Polakom - głównie tym bardziej zorientowanym w historii, a nie typom, o których napiszę niżej - kojarzy się on głównie ze zdradzieckim rozbrojeniem i uwięzieniem żołnierzy AK w Wilnie latem 1944 roku. Zaprosił on - współdziałając z owianym złą sławą generałem Iwanem Sierowem - pułkownika Aleksandra Krzyżanowskiego ps. ''Wilk'' i jego sztab na spotkanie, gdzie polscy oficerowie zostali podstępnie aresztowani. Czerniachowski jest też odpowiedzialny za rozbicie Okręgu Wileńskiego AK.
Nie uważam postaci Czerniachowskiego za szczególnie przyjazną Polsce na tyle, by stawiać mu pomniki. Jednak kiedy słuchałem i czytałem komentarze nt. dewastacji pomnika, nie wiedziałem, czy mam się śmiać, czy płakać. Padały komentarze brzmiące tak: ''To był morderca, zabijał akowców! Bardzo prawdopodobne, że osobiście, a na pewno wydawał rozkazy o ich mordowaniu.'' Na moje pytanie, gdzie on ich zabijał, uzyskiwałem odpowiedź: ''Tam, gdzie zginął''...
Bardzo bawi mnie postawa potępiania wszystkiego, co radzieckie przez środowiska prawicowe w Polsce, nie dlatego, że nie jest słuszna (bo jest), ale dlatego, że wszyscy rzucają się na jakiś temat, o którym nie mieli wcześniej (i nadal nie mają, jak widać powyżej) żadnego pojęcia, potępiając go od A do Z.
Jeśli chodzi zaś o pomniki - jestem zdania, że obecność radzieckich pomników w przestrzeni publicznej jest dla Polaków uwłaczająca.
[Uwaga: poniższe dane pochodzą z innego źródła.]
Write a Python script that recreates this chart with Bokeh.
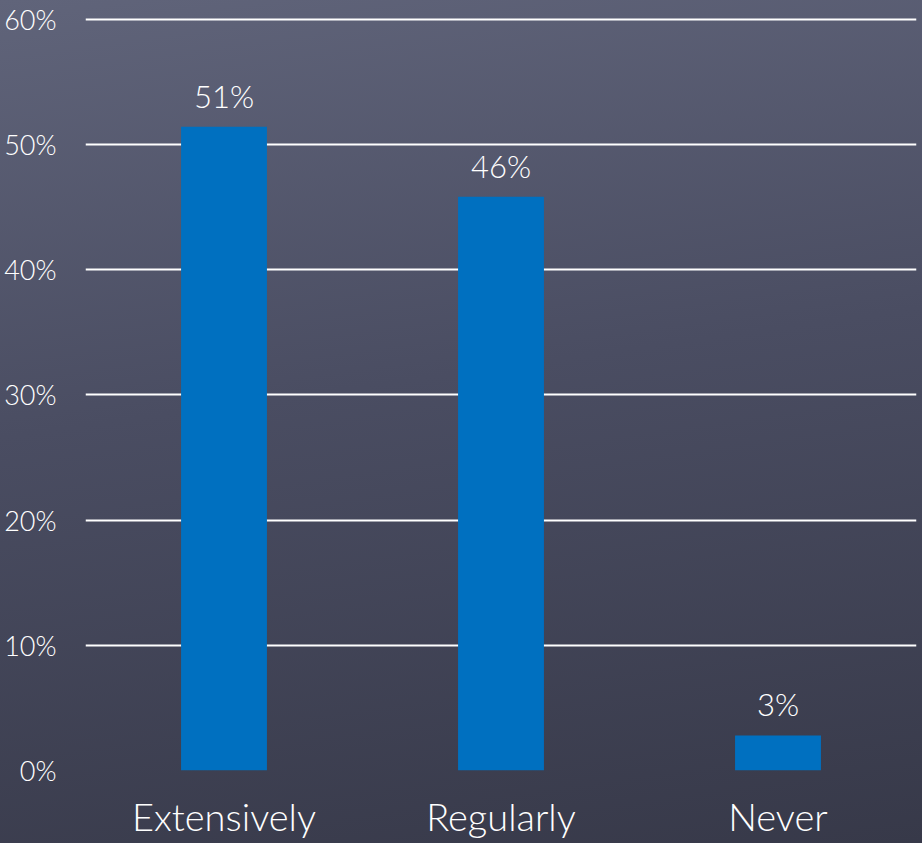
from bokeh.plotting import figure
from bokeh.models import ColumnDataSource, Range1d, PrintfTickFormatter, FixedTicker, LabelSet
from bokeh.core.properties import value
from bokeh.embed import file_html
from bokeh.resources import INLINE

categories = ["Extensively", "Regularly", "Never"]
values = [51.4, 45.8, 2.8]
labels = [f"{round(v)}%" for v in values]
y_ticks = [0, 10, 20, 30, 40, 50, 60]

FONT = "Lato Light"

src = ColumnDataSource(dict(cat=categories, val=values, lab=labels))

p = figure(x_range=categories, y_range=Range1d(0, 60.6), width=922, height=843,
           output_backend="svg", toolbar_location=None,
           min_border_left=85, min_border_right=6, min_border_top=11, min_border_bottom=73)
p.x_range.range_padding = 0
p.styles = {"background": "linear-gradient(172deg, #60647a 0%, #4a4d62 45%, #373949 100%)"}
p.border_fill_alpha = 0
p.background_fill_alpha = 0
p.outline_line_color = None

p.vbar(x="cat", top="val", width=0.31, source=src, fill_color="#0070c0", line_color=None)

p.yaxis.ticker = FixedTicker(ticks=y_ticks)
p.yaxis.formatter = PrintfTickFormatter(format="%d%%")
p.yaxis.axis_line_color = None
p.yaxis.major_tick_line_color = None
p.yaxis.minor_tick_line_color = None
p.yaxis.major_label_text_color = "white"
p.yaxis.major_label_text_font = FONT
p.yaxis.major_label_text_font_size = "27px"
p.yaxis.major_label_standoff = 23

p.xaxis.axis_line_color = None
p.xaxis.major_tick_line_color = None
p.xaxis.major_label_text_color = "white"
p.xaxis.major_label_text_font = FONT
p.xaxis.major_label_text_font_size = "38px"
p.xaxis.major_label_standoff = 16

p.xgrid.grid_line_color = None
p.ygrid.ticker = FixedTicker(ticks=y_ticks)
p.ygrid.grid_line_color = "white"
p.ygrid.grid_line_width = 2

ls = LabelSet(x="cat", y="val", text="lab", source=src, text_align="center",
              text_baseline="bottom", y_offset=12, text_color="white",
              text_font=value(FONT), text_font_size="31px")
p.add_layout(ls)

open("out.html", "w").write(file_html(p, INLINE))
To tak, jakby w centrum Jerozolimy postawić pomnik bohaterskiego SS. Przesadzam? To może inaczej: skoro Sowietów traktujemy jako rzekomych ''wyzwolicieli'', bo wypędzili Niemców z Polski w latach 1944-45, równie dobrze moglibyśmy postawić pomnik Wehrmachtowi za wypędzenie Sowietów z Kresów w 1941 roku. Taki sam wydźwięk.
Bo ja, drodzy Czytelnicy, Sowietów za wyzwolicieli nie uważam. Przyszli tutaj nie dlatego, że chcieli nas wyzwolić, tylko dlatego, że toczyli wojnę z Hitlerem. Przynieśli zniewolenie na blisko pół wieku (nie, nie okupację), przynieśli terror na swoich bagnetach. Rękoma hitlerowców zniszczyli Warszawę, są odpowiedzialni za tysiące gwałtów, rabunków, podpaleń. I egzekucji.
Dlatego pomniki radzieckich ''wyzwolicieli'' i tzw. ''utrwalaczy władzy ludowej'' powinny zniknąć z przestrzeni publicznej. Powinno się je wrzucić do jakiegoś Muzeum Komunizmu, tak, jak zrobiono to na Litwie, gdzie gniłyby sobie pod chmurką, nie rażąc nikogo. Ale z drugiej strony, uważam, że dewastacja pomników to takie samo działanie, jakie robili Niemcy i Sowieci. Oni też wysadzali pomniki, palili książki i rozjeżdżali czołgami cmentarze. Nie bądźmy tacy, jak oni.